OK, I guess the answer is unknown, since most European placenames do not have documented origins.

So what’s the earliest North American example? And what I mean is places named by adding -ville to another name, not naming a place after a European name that already has -ville in it. So far we have Boucherville QC from 1667. Any earlier? Also, what’s the earliest US such name?

I used Wikipedia’s List of North American settlements by year of foundation.

The earliest US -ville is unclear. The list reports 1720 for St. Martinville, Louisiana, but that date isn’t reported in the actual article, and besides, it seems it didn’t get that name until the 1800s.

Charlottesville, VA (1762) is probably a better example.

Actually, a lot of placenames which happen to be medieval do have documented origins, or at the very least a documented “first appearance” which often is in its foundational grant, or in a privileges grant given to an already-existing location. For example the one Villafranca (“free town”) with no further words found in Spain is known to have acquired the name in the 12th century, when its name was changed from Alesves in a privileges grant.
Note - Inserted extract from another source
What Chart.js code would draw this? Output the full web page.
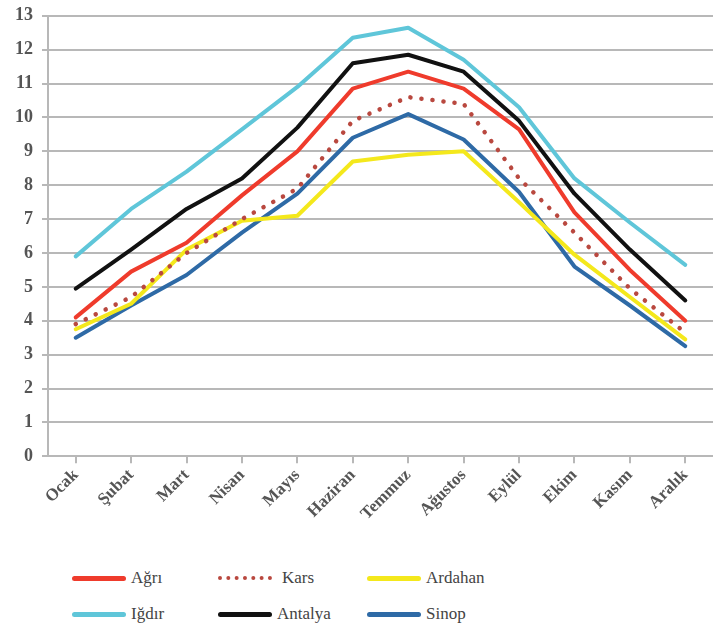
<!DOCTYPE html>
<html>
<head>
<meta charset="utf-8">
<script src="https://cdn.jsdelivr.net/npm/chart.js@4.4.1/dist/chart.umd.min.js"></script>
<style>
  html, body { margin: 0; padding: 0; background: #fff; }
  #wrap { position: relative; width: 713px; height: 628px; overflow: hidden; }
  #box { position: absolute; left: 0; top: -4px; width: 713px; height: 530px; }
  #legend { position: absolute; left: 0; top: 568px; width: 713px; }
  .item { position: absolute; display: flex; align-items: center; font: 17px 'Liberation Serif', serif; color: #444; }
  .swatch { width: 54px; height: 0; margin-right: 5px; border-top: 5px solid; border-radius: 3px; }
</style>
</head>
<body>
<div id="wrap">
  <div id="box"><canvas id="chart"></canvas></div>
  <div id="legend"></div>
</div>
<script>
// months (x axis)
const months = ['Ocak', 'Şubat', 'Mart', 'Nisan', 'Mayıs', 'Haziran', 'Temmuz', 'Ağustos', 'Eylül', 'Ekim', 'Kasım', 'Aralık'];

// values
const agri    = [4.1, 5.45, 6.3, 7.7, 9.0, 10.85, 11.35, 10.85, 9.65, 7.2, 5.5, 4.0];
const kars    = [3.9, 4.7, 6.0, 7.0, 7.9, 9.9, 10.6, 10.4, 8.2, 6.6, 4.95, 3.65];
const ardahan = [3.75, 4.5, 6.1, 6.95, 7.1, 8.7, 8.9, 9.0, 7.5, 5.95, 4.7, 3.45];
const igdir   = [5.9, 7.3, 8.4, 9.65, 10.9, 12.35, 12.65, 11.7, 10.3, 8.2, 6.9, 5.65];
const antalya = [4.95, 6.1, 7.3, 8.2, 9.7, 11.6, 11.85, 11.35, 9.9, 7.75, 6.1, 4.6];
const sinop   = [3.5, 4.45, 5.35, 6.6, 7.75, 9.4, 10.1, 9.35, 7.8, 5.6, 4.45, 3.25];

const names  = ['Ağrı', 'Kars', 'Ardahan', 'Iğdır', 'Antalya', 'Sinop'];
const series = [agri, kars, ardahan, igdir, antalya, sinop];
const colors = ['#ef3b2c', '#b9483f', '#f4e81c', '#5fc6d9', '#111111', '#2e6aa6'];

const datasets = series.map((data, i) => ({
  label: names[i],
  data: data,
  borderColor: colors[i],
  backgroundColor: colors[i],
  borderWidth: names[i] === 'Kars' ? 4.5 : 4,
  borderDash: names[i] === 'Kars' ? [0.1, 11] : [],
  borderCapStyle: 'round',
  borderJoinStyle: 'round',
  pointRadius: 0,
  tension: 0,
  fill: false
}));

new Chart(document.getElementById('chart'), {
  type: 'line',
  data: { labels: months, datasets: datasets },
  options: {
    responsive: true, maintainAspectRatio: false,
    animation: false,
    layout: { padding: { left: 6, top: 0, right: 0, bottom: 0 } },
    plugins: { legend: { display: false }, tooltip: { enabled: false } },
    scales: {
      y: {
        min: 0, max: 13,
        ticks: { stepSize: 1, padding: 9, color: '#555', font: { family: 'Liberation Serif', size: 18, weight: 'bold' } },
        grid: { color: '#b8b8b8', lineWidth: 2, tickLength: 6 },
        border: { color: '#b8b8b8', width: 2 }
      },
      x: {
        offset: true,
        ticks: { minRotation: 45, maxRotation: 45, padding: 2, color: '#555', font: { family: 'Liberation Serif', size: 17, weight: 'bold' } },
        grid: { drawOnChartArea: false, color: '#b8b8b8', lineWidth: 2, tickLength: 7 },
        border: { color: '#b8b8b8', width: 2 }
      }
    }
  }
});

// legend in 3 columns, 2 rows
const legend = document.getElementById('legend');
const colX = [72, 218, 367];
names.forEach((name, i) => {
  const el = document.createElement('div');
  el.className = 'item';
  el.style.left = colX[i % 3] + 'px';
  el.style.top = (Math.floor(i / 3) * 36) + 'px';
  const sw = document.createElement('span');
  sw.className = 'swatch';
  sw.style.borderTopColor = colors[i];
  if (name === 'Kars') { sw.style.borderTopStyle = 'dotted'; sw.style.borderTopWidth = '4px'; sw.style.borderRadius = '0'; sw.style.marginRight = '10px'; }
  el.appendChild(sw);
  el.appendChild(document.createTextNode(name));
  legend.appendChild(el);
});
</script>
</body>
</html>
This doesn’t mean that the answer is unknown. It’s true that most European placenames do not have “documented origins” in the sense of documented registration or grant of the name (although, as Nava points out, there are exceptions). But, then, most place-names do not arise out of registration or grant, but simply out of usage. And it may well be possible to date usage, including through documentation, but also from other clues.

Carville, which I mentioned earlier, is from the Norse given name Kári; it means Kári’s farm. This dates it to the settlement of (what became) Normandy by the Vikings in the early tenth century. While we can’t date it precisely, we can confidently say that it’s centuries older than Charleville, County Cork, names after Charles II of Great Britain. By these and other means, while we probably can’t identify the very first place-name with a -ville suffix, we can certainly identify some very early ones, and others which are later.

I am quite fond of the German town of Eltville, on the river Rhine west of Wiesbaden (which, in turn, is west of Frankfurt). German Wikipedia gives 1148 as the first documented mentioning of the town with that name. It’s derived from Latin, though, rather than French (even though the French word ville takes its root, of course, in the same Latin word that Eltville took its name from directly.